** start of DATASET EXTRACT **
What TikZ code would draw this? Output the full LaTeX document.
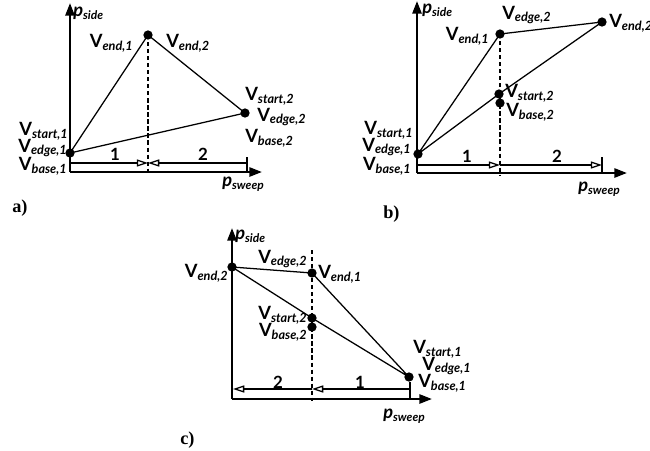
\documentclass[tikz,border=0pt]{standalone}
\usepackage{fontspec}
\setmainfont{Liberation Serif}
\newfontfamily\lblfont{Lato}
\usetikzlibrary{arrows.meta}
\newcommand{\vl}[1]{{\lblfont\bfseries V\raisebox{-2.1pt}{\fontsize{9}{10}\selectfont\itshape #1}}}
\newcommand{\pl}[1]{{\lblfont\bfseries\itshape p\raisebox{-2pt}{\fontsize{8.5}{10}\selectfont #1}}}
\begin{document}
\begin{tikzpicture}[x=0.025cm, y=-0.025cm,
    axis/.style={line width=1.6pt, -{Triangle[length=9pt,width=6.5pt]}},
    edge/.style={line width=0.9pt},
    guide/.style={line width=0.9pt, dash pattern=on 3pt off 2pt},
    dim/.style={line width=0.9pt, -{Triangle[open,length=8pt,width=5pt]}},
    endtick/.style={line width=0.8pt},
    lbl/.style={inner sep=0pt, font=\fontsize{13}{14}\selectfont},
    num/.style={inner sep=0pt, font=\lblfont\bfseries\fontsize{12}{13}\selectfont},
    panelcap/.style={inner sep=0pt, font=\bfseries\fontsize{13}{15}\selectfont}]
    \useasboundingbox (0,0) rectangle (650,450);

    % 1. Panel a): axes and points
    \coordinate (a0) at (70,172);
    \coordinate (ay) at (70,3);
    \coordinate (ax) at (262,172);
    \coordinate (as1) at (70,153);
    \coordinate (ae1) at (148,35);
    \coordinate (as2) at (245,113);
    \coordinate (afoot) at (148,174);
    \coordinate (am0) at (70,163);
    \coordinate (am1) at (148,163);
    \coordinate (am2) at (247,163);
    \coordinate (atop) at (247,157);
    \coordinate (abot) at (247,172);

    \draw[axis] (a0) -- (ay);
    \draw[axis] (a0) -- (ax);
    \draw[edge] (as1) -- (ae1) -- (as2) -- cycle;
    \draw[guide] (ae1) -- (afoot);
    \draw[dim] (am0) -- (am1);
    \draw[dim] (am2) -- (am1);
    \draw[endtick] (atop) -- (abot);
    \fill (as1) circle (3.3pt);
    \fill (ae1) circle (3.3pt);
    \fill (as2) circle (3.3pt);

    \node[lbl, anchor=west] (apside) at (73,13) {\pl{side}};
    \node[lbl, anchor=west] (apsweep) at (222,184) {\pl{sweep}};
    \node[lbl, anchor=east] (aend1) at (133,43) {\vl{end,1}};
    \node[lbl, anchor=west] (aend2) at (166,43) {\vl{end,2}};
    \node[lbl, anchor=west] (astart2) at (245,96) {\vl{start,2}};
    \node[lbl, anchor=west] (aedge2) at (257,117) {\vl{edge,2}};
    \node[lbl, anchor=west] (abase2) at (245,138) {\vl{base,2}};
    \node[lbl, anchor=east] (astart1) at (68,131) {\vl{start,1}};
    \node[lbl, anchor=east] (aedge1) at (67,148) {\vl{edge,1}};
    \node[lbl, anchor=east] (abase1) at (67,166) {\vl{base,1}};
    \node[num] (aone) at (115,154) {1};
    \node[num] (atwo) at (203,154) {2};
    \node[panelcap, anchor=west] (acap) at (12,208) {a)};

    % 2. Panel b): axes and points
    \coordinate (b0) at (417,173);
    \coordinate (by) at (417,1);
    \coordinate (bx) at (627,173);
    \coordinate (bs1) at (418,154);
    \coordinate (be1) at (500,34);
    \coordinate (bend2) at (602,22);
    \coordinate (bs2) at (499,94);
    \coordinate (bb2) at (500,103);
    \coordinate (bfoot) at (500,175);
    \coordinate (bm0) at (418,165);
    \coordinate (bm1) at (500,165);
    \coordinate (bm2) at (602,165);
    \coordinate (btop) at (602,157);
    \coordinate (bbot) at (602,172);

    \draw[axis] (b0) -- (by);
    \draw[axis] (b0) -- (bx);
    \draw[edge] (bs1) -- (be1) -- (bend2) -- (bs2) -- cycle;
    \draw[guide] (be1) -- (bfoot);
    \draw[dim] (bm0) -- (bm1);
    \draw[dim] (bm1) -- (bm2);
    \draw[endtick] (btop) -- (bbot);
    \fill (bs1) circle (3.3pt);
    \fill (be1) circle (3.3pt);
    \fill (bend2) circle (3.3pt);
    \fill (bb2) circle (3.3pt);
    \fill (bs2) circle (3.3pt);

    \node[lbl, anchor=west] (bpside) at (422,10) {\pl{side}};
    \node[lbl, anchor=west] (bpsweep) at (578,189) {\pl{sweep}};
    \node[lbl, anchor=west] (bedge2) at (502,15) {\vl{edge,2}};
    \node[lbl, anchor=east] (bend1) at (489,36) {\vl{end,1}};
    \node[lbl, anchor=west] (blend2) at (609,23) {\vl{end,2}};
    \node[lbl, anchor=west] (bstart2) at (505,93) {\vl{start,2}};
    \node[lbl, anchor=west] (bbase2) at (506,112) {\vl{base,2}};
    \node[lbl, anchor=east] (bstart1) at (413,130) {\vl{start,1}};
    \node[lbl, anchor=east] (bedge1) at (411,147) {\vl{edge,1}};
    \node[lbl, anchor=east] (bbase1) at (411,166) {\vl{base,1}};
    \node[num] (bone) at (467,156) {1};
    \node[num] (btwo) at (557,156) {2};
    \node[panelcap, anchor=west] (bcap) at (383,214) {b)};

    % 3. Panel c): axes and points
    \coordinate (c0) at (232,399);
    \coordinate (cy) at (232,228);
    \coordinate (cx) at (432,399);
    \coordinate (cend2) at (232,267);
    \coordinate (ce1) at (312,273);
    \coordinate (cs1) at (409,377);
    \coordinate (cs2) at (312,318);
    \coordinate (cb2) at (312,327);
    \coordinate (chead) at (312,250);
    \coordinate (cfoot) at (312,401);
    \coordinate (cm0) at (410,389);
    \coordinate (cm1) at (312,389);
    \coordinate (cm2) at (233,389);
    \coordinate (ctop) at (410,382);
    \coordinate (cbot) at (410,399);

    \draw[axis] (c0) -- (cy);
    \draw[axis] (c0) -- (cx);
    \draw[edge] (cend2) -- (ce1) -- (cs1) -- (cs2) -- cycle;
    \draw[guide] (chead) -- (cfoot);
    \draw[dim] (cm0) -- (cm1);
    \draw[dim] (cm1) -- (cm2);
    \draw[endtick] (ctop) -- (cbot);
    \fill (cend2) circle (3.3pt);
    \fill (ce1) circle (3.3pt);
    \fill (cs1) circle (3.3pt);
    \fill (cb2) circle (3.3pt);
    \fill (cs2) circle (3.3pt);

    \node[lbl, anchor=west] (cpside) at (235,236) {\pl{side}};
    \node[lbl, anchor=west] (cpsweep) at (383,416) {\pl{sweep}};
    \node[lbl, anchor=west] (cedge2) at (258,259) {\vl{edge,2}};
    \node[lbl, anchor=west] (cend1) at (318,274) {\vl{end,1}};
    \node[lbl, anchor=east] (clend2) at (228,273) {\vl{end,2}};
    \node[lbl, anchor=east] (cstart2) at (307,315) {\vl{start,2}};
    \node[lbl, anchor=east] (cbase2) at (307,332) {\vl{base,2}};
    \node[lbl, anchor=west] (cstart1) at (413,349) {\vl{start,1}};
    \node[lbl, anchor=west] (cedge1) at (422,366) {\vl{edge,1}};
    \node[lbl, anchor=west] (cbase1) at (418,383) {\vl{base,1}};
    \node[num] (cone) at (360,382) {1};
    \node[num] (ctwo) at (278,382) {2};
    \node[panelcap, anchor=west] (ccap) at (180,440) {c)};
\end{tikzpicture}
\end{document}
** end of DATASET EXTRACT **
● **AIM**
Transcribe the listing in full and omit the pictures.

● **SOLUTION FOR THIS EXERCISE**
What TikZ code would draw this? Output the full LaTeX document.
\documentclass[tikz,border=0pt]{standalone}
\usepackage{fontspec}
\setmainfont{Liberation Serif}
\newfontfamily\lblfont{Lato}
\usetikzlibrary{arrows.meta}
\newcommand{\vl}[1]{{\lblfont\bfseries V\raisebox{-2.1pt}{\fontsize{9}{10}\selectfont\itshape #1}}}
\newcommand{\pl}[1]{{\lblfont\bfseries\itshape p\raisebox{-2pt}{\fontsize{8.5}{10}\selectfont #1}}}
\begin{document}
\begin{tikzpicture}[x=0.025cm, y=-0.025cm,
    axis/.style={line width=1.6pt, -{Triangle[length=9pt,width=6.5pt]}},
    edge/.style={line width=0.9pt},
    guide/.style={line width=0.9pt, dash pattern=on 3pt off 2pt},
    dim/.style={line width=0.9pt, -{Triangle[open,length=8pt,width=5pt]}},
    endtick/.style={line width=0.8pt},
    lbl/.style={inner sep=0pt, font=\fontsize{13}{14}\selectfont},
    num/.style={inner sep=0pt, font=\lblfont\bfseries\fontsize{12}{13}\selectfont},
    panelcap/.style={inner sep=0pt, font=\bfseries\fontsize{13}{15}\selectfont}]
    \useasboundingbox (0,0) rectangle (650,450);

    % 1. Panel a): axes and points
    \coordinate (a0) at (70,172);
    \coordinate (ay) at (70,3);
    \coordinate (ax) at (262,172);
    \coordinate (as1) at (70,153);
    \coordinate (ae1) at (148,35);
    \coordinate (as2) at (245,113);
    \coordinate (afoot) at (148,174);
    \coordinate (am0) at (70,163);
    \coordinate (am1) at (148,163);
    \coordinate (am2) at (247,163);
    \coordinate (atop) at (247,157);
    \coordinate (abot) at (247,172);

    \draw[axis] (a0) -- (ay);
    \draw[axis] (a0) -- (ax);
    \draw[edge] (as1) -- (ae1) -- (as2) -- cycle;
    \draw[guide] (ae1) -- (afoot);
    \draw[dim] (am0) -- (am1);
    \draw[dim] (am2) -- (am1);
    \draw[endtick] (atop) -- (abot);
    \fill (as1) circle (3.3pt);
    \fill (ae1) circle (3.3pt);
    \fill (as2) circle (3.3pt);

    \node[lbl, anchor=west] (apside) at (73,13) {\pl{side}};
    \node[lbl, anchor=west] (apsweep) at (222,184) {\pl{sweep}};
    \node[lbl, anchor=east] (aend1) at (133,43) {\vl{end,1}};
    \node[lbl, anchor=west] (aend2) at (166,43) {\vl{end,2}};
    \node[lbl, anchor=west] (astart2) at (245,96) {\vl{start,2}};
    \node[lbl, anchor=west] (aedge2) at (257,117) {\vl{edge,2}};
    \node[lbl, anchor=west] (abase2) at (245,138) {\vl{base,2}};
    \node[lbl, anchor=east] (astart1) at (68,131) {\vl{start,1}};
    \node[lbl, anchor=east] (aedge1) at (67,148) {\vl{edge,1}};
    \node[lbl, anchor=east] (abase1) at (67,166) {\vl{base,1}};
    \node[num] (aone) at (115,154) {1};
    \node[num] (atwo) at (203,154) {2};
    \node[panelcap, anchor=west] (acap) at (12,208) {a)};

    % 2. Panel b): axes and points
    \coordinate (b0) at (417,173);
    \coordinate (by) at (417,1);
    \coordinate (bx) at (627,173);
    \coordinate (bs1) at (418,154);
    \coordinate (be1) at (500,34);
    \coordinate (bend2) at (602,22);
    \coordinate (bs2) at (499,94);
    \coordinate (bb2) at (500,103);
    \coordinate (bfoot) at (500,175);
    \coordinate (bm0) at (418,165);
    \coordinate (bm1) at (500,165);
    \coordinate (bm2) at (602,165);
    \coordinate (btop) at (602,157);
    \coordinate (bbot) at (602,172);

    \draw[axis] (b0) -- (by);
    \draw[axis] (b0) -- (bx);
    \draw[edge] (bs1) -- (be1) -- (bend2) -- (bs2) -- cycle;
    \draw[guide] (be1) -- (bfoot);
    \draw[dim] (bm0) -- (bm1);
    \draw[dim] (bm1) -- (bm2);
    \draw[endtick] (btop) -- (bbot);
    \fill (bs1) circle (3.3pt);
    \fill (be1) circle (3.3pt);
    \fill (bend2) circle (3.3pt);
    \fill (bb2) circle (3.3pt);
    \fill (bs2) circle (3.3pt);

    \node[lbl, anchor=west] (bpside) at (422,10) {\pl{side}};
    \node[lbl, anchor=west] (bpsweep) at (578,189) {\pl{sweep}};
    \node[lbl, anchor=west] (bedge2) at (502,15) {\vl{edge,2}};
    \node[lbl, anchor=east] (bend1) at (489,36) {\vl{end,1}};
    \node[lbl, anchor=west] (blend2) at (609,23) {\vl{end,2}};
    \node[lbl, anchor=west] (bstart2) at (505,93) {\vl{start,2}};
    \node[lbl, anchor=west] (bbase2) at (506,112) {\vl{base,2}};
    \node[lbl, anchor=east] (bstart1) at (413,130) {\vl{start,1}};
    \node[lbl, anchor=east] (bedge1) at (411,147) {\vl{edge,1}};
    \node[lbl, anchor=east] (bbase1) at (411,166) {\vl{base,1}};
    \node[num] (bone) at (467,156) {1};
    \node[num] (btwo) at (557,156) {2};
    \node[panelcap, anchor=west] (bcap) at (383,214) {b)};

    % 3. Panel c): axes and points
    \coordinate (c0) at (232,399);
    \coordinate (cy) at (232,228);
    \coordinate (cx) at (432,399);
    \coordinate (cend2) at (232,267);
    \coordinate (ce1) at (312,273);
    \coordinate (cs1) at (409,377);
    \coordinate (cs2) at (312,318);
    \coordinate (cb2) at (312,327);
    \coordinate (chead) at (312,250);
    \coordinate (cfoot) at (312,401);
    \coordinate (cm0) at (410,389);
    \coordinate (cm1) at (312,389);
    \coordinate (cm2) at (233,389);
    \coordinate (ctop) at (410,382);
    \coordinate (cbot) at (410,399);

    \draw[axis] (c0) -- (cy);
    \draw[axis] (c0) -- (cx);
    \draw[edge] (cend2) -- (ce1) -- (cs1) -- (cs2) -- cycle;
    \draw[guide] (chead) -- (cfoot);
    \draw[dim] (cm0) -- (cm1);
    \draw[dim] (cm1) -- (cm2);
    \draw[endtick] (ctop) -- (cbot);
    \fill (cend2) circle (3.3pt);
    \fill (ce1) circle (3.3pt);
    \fill (cs1) circle (3.3pt);
    \fill (cb2) circle (3.3pt);
    \fill (cs2) circle (3.3pt);

    \node[lbl, anchor=west] (cpside) at (235,236) {\pl{side}};
    \node[lbl, anchor=west] (cpsweep) at (383,416) {\pl{sweep}};
    \node[lbl, anchor=west] (cedge2) at (258,259) {\vl{edge,2}};
    \node[lbl, anchor=west] (cend1) at (318,274) {\vl{end,1}};
    \node[lbl, anchor=east] (clend2) at (228,273) {\vl{end,2}};
    \node[lbl, anchor=east] (cstart2) at (307,315) {\vl{start,2}};
    \node[lbl, anchor=east] (cbase2) at (307,332) {\vl{base,2}};
    \node[lbl, anchor=west] (cstart1) at (413,349) {\vl{start,1}};
    \node[lbl, anchor=west] (cedge1) at (422,366) {\vl{edge,1}};
    \node[lbl, anchor=west] (cbase1) at (418,383) {\vl{base,1}};
    \node[num] (cone) at (360,382) {1};
    \node[num] (ctwo) at (278,382) {2};
    \node[panelcap, anchor=west] (ccap) at (180,440) {c)};
\end{tikzpicture}
\end{document}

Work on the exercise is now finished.